In cases of transaction set-off, this obviously makes good sense. Mondel v. Steel (1841) 8 M. & W. 858 is, as Lord Diplock emphasised in Modern Engineering (Bristol) Ltd. v. Gilbert-Ash (Northern) Ltd. [1974] A.C. 689 , 717, "no mere procedural rule designed to avoid circuity of action but a substantive defence at common law." The same is true of set-off in equity. The defendant is pleading a confession and avoidance to the plaintiff's claim. He is saying that, although the facts alleged by the plaintiff entitle him to judgment for the amount claimed, a wider examination of related facts would show that the claim is wholly or partly extinguished. It would be quite unreasonable for a plaintiff who has chosen to sue in one forum to rely upon an arbitration or jurisdiction clause to confine the court to the facts which he chooses to prove and prevent it from examining related facts as well."
- It may be that the reason why there is no mandatory stay under s.9 in such a case is that the deployment of a set-off by way of substantive defence does not involve the bringing of legal proceedings within the meaning of s. 9, whether by way of claim or counterclaim, even though the set-off may be pleaded within the confines of a pleading described as a counterclaim: Prekons Insaat Sanayi v Rowlands Castle Contracting Group [2006] EWHC 1367 (Comm) at [11].
- In the present case the defence of set-off invoked by the Defendant is one of transaction set-off, and not an independent set-off. The Claimant acknowledges that if there is a right of transaction set off then it may be relied upon as a defence. It disputes, however, that any such right arises in this case.
- The Defendant contends that it has a right of equitable set off, a form of transaction set off. It relies on the explanation of equitable set off set out by Rix LJ in his judgment in Geldof Metaalconstructie v Simon Carves [2010] EWCA Civ 667, [2010] 4 All ER 847. At [43] he states that the test for an equitable set-off has a formal and a functional requirement: the formal requirement is of a close connection between claim and cross-claim and the functional requirement is that it needs to be unjust to enforce the claim without taking into account the cross-claim.
- These requirements may be satisfied even though the claim and cross-claim do not arise from the same contract or transaction: see Bim Kemi AB v Blackburn Chemicals Ltd [2001] EWCA Civ 457, [2001] 2 Lloyd's Rep 93. Where, as in the present case, they do arise from the same contract, then the Defendant submits that they are likely to be and in this case are met. In this connection the Defendant relies in particular on Rix LJ's statement in Geldof at 848j that "where a case concerns a claim and cross-claim arising out of the same contract, although that fact is not in itself enough to ensure an equitable set off, such as the rules about freight, rent and cheques". The Defendant also relies on Derham on Set Off at 4.91 where it is stated:
"Under more modern formulations of the principle governing equitable set-off approved by English courts, cross claims arising out of the same contract ordinarily would give rise to a set-off.

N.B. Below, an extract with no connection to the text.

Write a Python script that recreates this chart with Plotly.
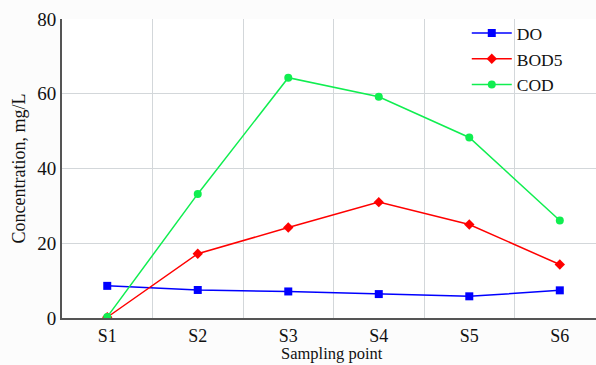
import plotly.graph_objects as go

# Sampling sites and measured concentrations (mg/L)
sites = ["S1", "S2", "S3", "S4", "S5", "S6"]
do_vals = [8.6, 7.5, 7.1, 6.4, 5.8, 7.4]
bod5_vals = [0.2, 17.2, 24.2, 31.0, 25.0, 14.3]
cod_vals = [0.3, 33.2, 64.3, 59.2, 48.3, 26.1]
y_ticks = [0, 20, 40, 60, 80]

FONT = "Times New Roman"

fig = go.Figure()
fig.add_trace(go.Scatter(
    x=sites, y=do_vals, name="DO", mode="lines+markers",
    line=dict(color="#0000ff", width=1.5),
    marker=dict(symbol="square", size=8, color="#0000ff"),
))
fig.add_trace(go.Scatter(
    x=sites, y=bod5_vals, name="BOD5", mode="lines+markers",
    line=dict(color="#ff0000", width=1.5),
    marker=dict(symbol="diamond", size=8, color="#ff0000"),
))
fig.add_trace(go.Scatter(
    x=sites, y=cod_vals, name="COD", mode="lines+markers",
    line=dict(color="#10ee50", width=1.5),
    marker=dict(symbol="circle", size=8, color="#10ee50"),
))

fig.update_layout(
    width=596, height=365,
    margin=dict(l=62, r=0, t=19, b=47),
    paper_bgcolor="#fcfcfc", plot_bgcolor="#ffffff",
    font=dict(family=FONT, size=18, color="#111111"),
    showlegend=True,
    legend=dict(
        x=0.758, y=1.013, xanchor="left", yanchor="top",
        bgcolor="rgba(0,0,0,0)", font=dict(family=FONT, size=17.5),
        itemwidth=40, tracegroupgap=0,
    ),
    xaxis=dict(
        type="category", range=[-0.5, 5.40], automargin=False,
        tickson="boundaries", showgrid=True, gridcolor="#d3d7da", gridwidth=1,
        showline=True, linecolor="#555555", linewidth=2,
        ticks="", tickfont=dict(family=FONT, size=18), ticklabelstandoff=0,
        zeroline=False,
    ),
    yaxis=dict(
        range=[0, 80], tickvals=y_ticks, automargin=False,
        showgrid=True, gridcolor="#d3d7da",
        gridwidth=1, showline=True, linecolor="#555555", linewidth=2,
        ticks="", tickfont=dict(family=FONT, size=19), zeroline=False,
        title=dict(text="Concentration, mg/L", font=dict(family=FONT, size=18), standoff=7),
    ),
)

# x-axis title placed just under the category labels
fig.add_annotation(
    text="Sampling point", xref="paper", yref="paper",
    x=0.505, y=-0.153, xanchor="center", yanchor="bottom",
    showarrow=False, borderpad=0,
    font=dict(family=FONT, size=16.5, color="#111111"),
)

fig.write_html("out.html")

Nevertheless, it is still the case that there is no universal rule that claims arising out of the same contract may be set against each other in all circumstances." (emphasis added)
- The Claimant submits that in this case neither the formal nor the functional requirements are satisfied. It points out that its claim for fees is based on services provided from the last quarter of 2010 onwards. The Defendant's cross-claim relates to matters which occurred some years before that and has no, or no sufficient connection, with the Claimant's claim for fees so as to give rise to the injustice necessary to found a right of equitable set off. It relies by analogy on cases in which employees have been held entitled to claim wages notwithstanding allegations of earlier misconduct, such as Miles v Wakefield MBC [1987] ICR 368; Sim v Rotherham MBC [1990] ICR 383; New Centurion Trust Ltd. V Welch and Another [1990] ICR 383.

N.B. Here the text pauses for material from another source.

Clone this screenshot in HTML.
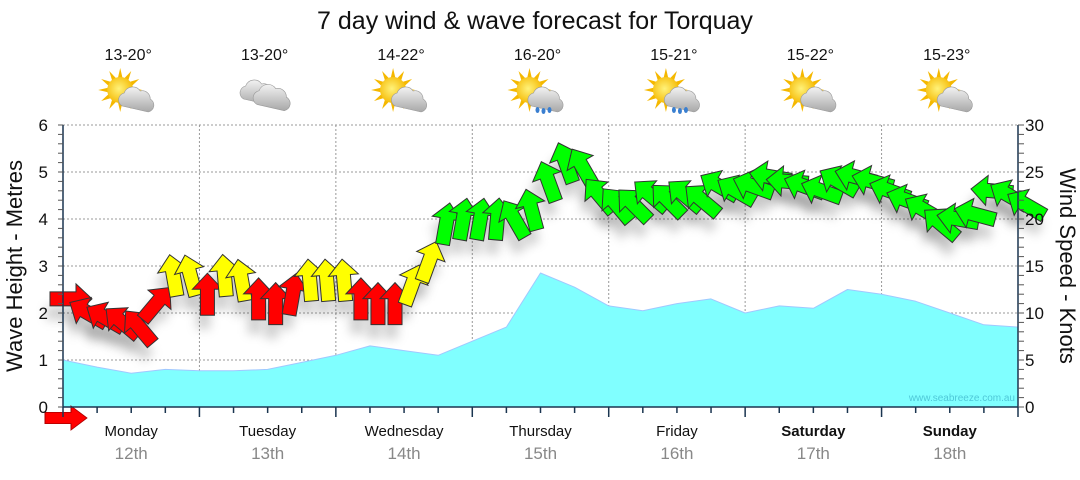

- The Defendant disputes the relevance of the wages cases and points out that they are mainly concerned with a failure or refusal to work as opposed to a cross claim for damages. In any event it submits that they are a special case and involve a legislative background. I consider, however, that there is force in the Claimant's fundamental point that they cannot be required to go on providing services for no fee on the grounds of alleged misconduct which is long past. On the Defendant's case, given the quantum of its counterclaim, not only has the Claimant been obliged so to do, but it is obliged to go on doing so indefinitely.

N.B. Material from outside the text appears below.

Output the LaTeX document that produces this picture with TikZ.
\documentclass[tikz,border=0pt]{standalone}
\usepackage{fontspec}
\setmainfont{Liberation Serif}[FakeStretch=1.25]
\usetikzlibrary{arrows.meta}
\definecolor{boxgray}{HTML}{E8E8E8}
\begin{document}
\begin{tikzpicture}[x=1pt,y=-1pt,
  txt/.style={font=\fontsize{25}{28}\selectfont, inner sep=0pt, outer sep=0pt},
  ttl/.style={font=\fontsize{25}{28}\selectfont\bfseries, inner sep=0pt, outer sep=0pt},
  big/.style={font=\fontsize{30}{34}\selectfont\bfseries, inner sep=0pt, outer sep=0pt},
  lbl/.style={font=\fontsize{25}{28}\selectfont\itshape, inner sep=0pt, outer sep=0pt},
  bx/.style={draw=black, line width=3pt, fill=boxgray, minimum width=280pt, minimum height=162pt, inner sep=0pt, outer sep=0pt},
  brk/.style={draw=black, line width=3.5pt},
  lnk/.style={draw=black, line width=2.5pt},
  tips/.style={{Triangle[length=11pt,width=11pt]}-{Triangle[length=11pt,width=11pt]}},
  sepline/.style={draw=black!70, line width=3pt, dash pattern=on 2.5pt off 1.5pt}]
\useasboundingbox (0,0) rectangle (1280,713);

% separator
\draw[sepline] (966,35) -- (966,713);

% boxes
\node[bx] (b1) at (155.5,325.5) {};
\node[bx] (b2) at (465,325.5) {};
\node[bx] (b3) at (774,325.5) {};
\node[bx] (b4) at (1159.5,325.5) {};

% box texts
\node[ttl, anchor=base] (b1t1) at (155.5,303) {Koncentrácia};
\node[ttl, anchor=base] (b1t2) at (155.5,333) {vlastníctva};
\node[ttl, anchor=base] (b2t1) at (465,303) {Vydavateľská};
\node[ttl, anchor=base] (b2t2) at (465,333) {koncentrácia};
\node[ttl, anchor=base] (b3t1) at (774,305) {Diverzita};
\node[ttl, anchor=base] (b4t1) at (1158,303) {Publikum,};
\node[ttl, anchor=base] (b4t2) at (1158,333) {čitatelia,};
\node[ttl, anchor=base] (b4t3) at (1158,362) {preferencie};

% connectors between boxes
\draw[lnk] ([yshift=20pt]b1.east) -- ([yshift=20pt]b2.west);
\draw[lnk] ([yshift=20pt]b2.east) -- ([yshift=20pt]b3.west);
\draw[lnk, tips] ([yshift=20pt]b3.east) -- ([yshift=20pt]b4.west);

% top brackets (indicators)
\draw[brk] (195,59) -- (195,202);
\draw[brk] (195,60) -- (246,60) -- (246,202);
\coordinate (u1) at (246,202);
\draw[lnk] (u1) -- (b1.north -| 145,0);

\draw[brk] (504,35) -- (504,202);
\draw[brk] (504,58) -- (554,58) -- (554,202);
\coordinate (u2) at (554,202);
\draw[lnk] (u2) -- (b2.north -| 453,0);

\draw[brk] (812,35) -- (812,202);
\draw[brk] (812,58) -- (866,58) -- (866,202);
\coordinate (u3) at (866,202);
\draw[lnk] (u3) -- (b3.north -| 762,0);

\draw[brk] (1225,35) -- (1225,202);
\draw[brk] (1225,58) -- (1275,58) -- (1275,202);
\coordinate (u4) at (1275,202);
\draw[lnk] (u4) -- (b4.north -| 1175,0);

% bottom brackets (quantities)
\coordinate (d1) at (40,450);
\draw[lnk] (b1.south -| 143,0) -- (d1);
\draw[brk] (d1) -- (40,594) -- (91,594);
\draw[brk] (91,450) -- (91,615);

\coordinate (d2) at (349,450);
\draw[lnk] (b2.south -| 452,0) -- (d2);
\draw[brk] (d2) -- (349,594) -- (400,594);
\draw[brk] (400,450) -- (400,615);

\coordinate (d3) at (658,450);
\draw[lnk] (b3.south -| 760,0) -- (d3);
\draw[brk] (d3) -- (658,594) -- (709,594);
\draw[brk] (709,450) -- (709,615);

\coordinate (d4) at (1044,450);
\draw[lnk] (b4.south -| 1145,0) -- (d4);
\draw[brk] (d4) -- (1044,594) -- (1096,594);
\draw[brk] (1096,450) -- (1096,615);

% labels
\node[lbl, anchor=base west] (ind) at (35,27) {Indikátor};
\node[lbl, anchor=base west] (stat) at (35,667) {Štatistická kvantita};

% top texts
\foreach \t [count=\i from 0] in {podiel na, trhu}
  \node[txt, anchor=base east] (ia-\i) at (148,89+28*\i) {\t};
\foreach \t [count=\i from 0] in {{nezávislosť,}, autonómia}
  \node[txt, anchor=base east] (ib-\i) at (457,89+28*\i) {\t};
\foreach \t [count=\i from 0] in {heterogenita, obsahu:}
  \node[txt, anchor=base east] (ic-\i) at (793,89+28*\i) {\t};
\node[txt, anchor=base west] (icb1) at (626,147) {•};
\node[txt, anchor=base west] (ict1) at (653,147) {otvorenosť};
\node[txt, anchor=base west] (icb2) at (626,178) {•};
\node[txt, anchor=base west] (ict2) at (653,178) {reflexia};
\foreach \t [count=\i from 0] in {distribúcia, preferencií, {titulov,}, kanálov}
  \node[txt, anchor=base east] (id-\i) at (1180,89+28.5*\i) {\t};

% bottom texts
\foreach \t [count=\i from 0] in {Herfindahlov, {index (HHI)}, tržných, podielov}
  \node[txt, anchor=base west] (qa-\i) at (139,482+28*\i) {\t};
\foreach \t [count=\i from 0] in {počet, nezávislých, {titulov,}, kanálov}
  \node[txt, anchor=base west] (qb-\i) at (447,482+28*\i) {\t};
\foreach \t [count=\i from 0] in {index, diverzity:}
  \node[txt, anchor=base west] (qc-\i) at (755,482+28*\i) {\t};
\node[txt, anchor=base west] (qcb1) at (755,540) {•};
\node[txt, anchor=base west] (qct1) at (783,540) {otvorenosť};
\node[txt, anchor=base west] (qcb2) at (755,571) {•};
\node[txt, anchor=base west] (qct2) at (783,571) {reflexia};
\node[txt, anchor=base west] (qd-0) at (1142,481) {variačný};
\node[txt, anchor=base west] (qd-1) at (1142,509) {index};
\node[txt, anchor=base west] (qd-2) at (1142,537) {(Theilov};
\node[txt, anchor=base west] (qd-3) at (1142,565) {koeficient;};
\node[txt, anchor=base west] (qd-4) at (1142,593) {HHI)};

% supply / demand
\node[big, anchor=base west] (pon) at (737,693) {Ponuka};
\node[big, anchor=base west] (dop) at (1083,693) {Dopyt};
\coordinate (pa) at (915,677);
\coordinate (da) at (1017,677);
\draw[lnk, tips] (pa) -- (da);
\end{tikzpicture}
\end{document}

- I am reluctant finally to decide this issue as it involves determination of whether or not there is a particular right of defence and it is likely to require a consideration of issues of fact. In particular, it is the Defendant's case that there has been an ongoing breach of contract by the Claimant in failing to inform it of the matters which give rise to its claim. But for that breach of duty the claim might well have been raised when there was a co-incidence in time between the fees claimed and the events founding the counterclaim. This may well be relevant to considerations of justice and the functional requirement. I am inclined to the view that this is the type of case in which the mere fact that the cross-claim arises out of the same contract is unlikely to be sufficient to establish the injustice necessary to found a right of equitable set off and that further facts will need to be established. However, since it is not necessary to express a final view on the matter, I do not propose to do so.
- In the light of my conclusions on Issue (1) it is not necessary to consider either side's application for a stay under the court's inherent jurisdiction.
Conclusion
- In conclusion, for the reasons outlined above, the allegations made in the Defence and Counterclaim are not caught by the arbitration agreement and the Claimant's application for a stay is accordingly to be dismissed.